We did not find support for our prediction online base newspapers provide high decisional utility as demonstrated by a mean score of 2.84.
We found only partial support for our prediction base newspapers, the commander’s access channel, and internal base websites would have limited decisional utility. In essence, none of the four measured forms of internal communications provided more than moderate decisional utility as demonstrated by the high mean of 3.21 on a scale of 1-7 for base newspapers.
We next measured interpersonal utility gratification as it pertained to the printed base newspaper, online base newspaper, the commander’s access channel, and the base internal website predicting all but the internal website would provide moderate gratification. Our prediction was partially supported in that interpersonal utility was moderately gratified by the base newspaper in both printed and online form.
However, the base internal website did provide moderate interpersonal utility.
We also questioned to what extent parasocial interaction would be gratified for each internal communications form. Means, by form of communication, ranged from 1.64 to 3.13 on a 1-7 scale. This clearly demonstrates the need for parasocial interaction was only very modestly gratified by any internal communication form, although the newspaper, in both forms, provided the highest gratification among them.
In measuring exposure and attention to different forms of communication, we found military personnel were moderately exposed to all forms of communication as demonstrated by mean scores on a 1-10 scale which ranged from 2.97 for radio talk shows to 7.48 for television news. These findings conflict with the much lower scores found in uses and gratifications measures for military media. This means although military members are being fairly well exposed to communication forms, these forms are not, overall, gratifying their needs.
The overarching purpose of this study was to measure how people use the base newspaper and their attitude toward it. We found age and the uses and gratifications dimension of decisional utility were useful in predicting attitude toward the base newspaper. We also found older military members had more negative attitudes about the base paper and no one used it for decisional utility.
Generalizability. Most poignant to an analysis of the generalizability of this study’s findings is an evaluation of sampling methods. This study’s convenience sample was drawn from across the Department of Defense, but the vast majority of respondents were Air Force. Some might argue this convenience sample, response source, and rate might not allow generalizability to the Defense Department population sought to be generalized to. Less than 10% of the total military population responded, which would have been ideal. We also would like to have seen at least 5% of each service branch’s population respond.
Timing. Due to the condensed nature of the course for which this study was conducted, time constraints were presented throughout the study which may have negatively affected response rate. The survey was open for six days. A period of at least a month would have been preferred to allow for follow up and multiple announcements of the project to be disseminated.
Scale.
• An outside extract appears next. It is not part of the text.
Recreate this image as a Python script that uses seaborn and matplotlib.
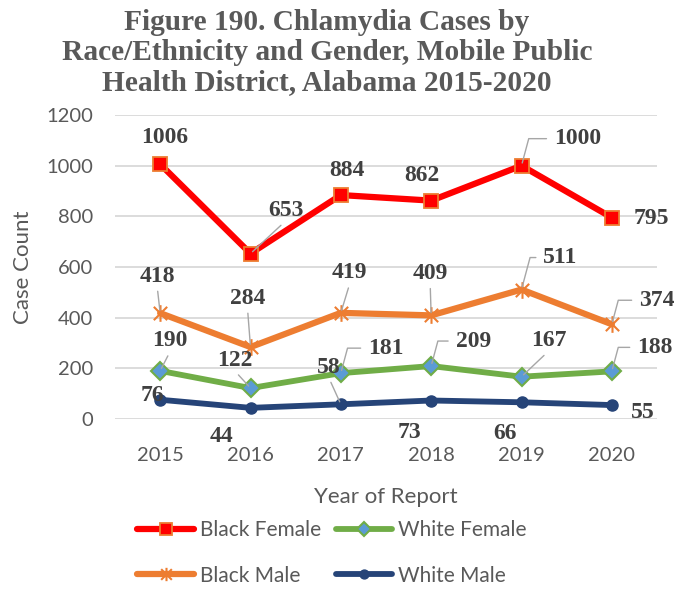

Throughout the data, no response on our 1-7 Likert scale was higher than 4.07. Internal communication forms are not meeting all of the dimensions of uses and gratifications. The lack of mean responses closer to 7 indicates we still do not understand how people are using these communication forms, even though exposure and attention rates are significant.
The finding military members are well exposed to internal communication forms but their needs are not gratified by them points to a need to study the efficacy of internal communication forms. Perhaps a future survey could come straight out and ask whether, how, and why military members use each form of internal communication could shed light on whether these current forms are viable and effective.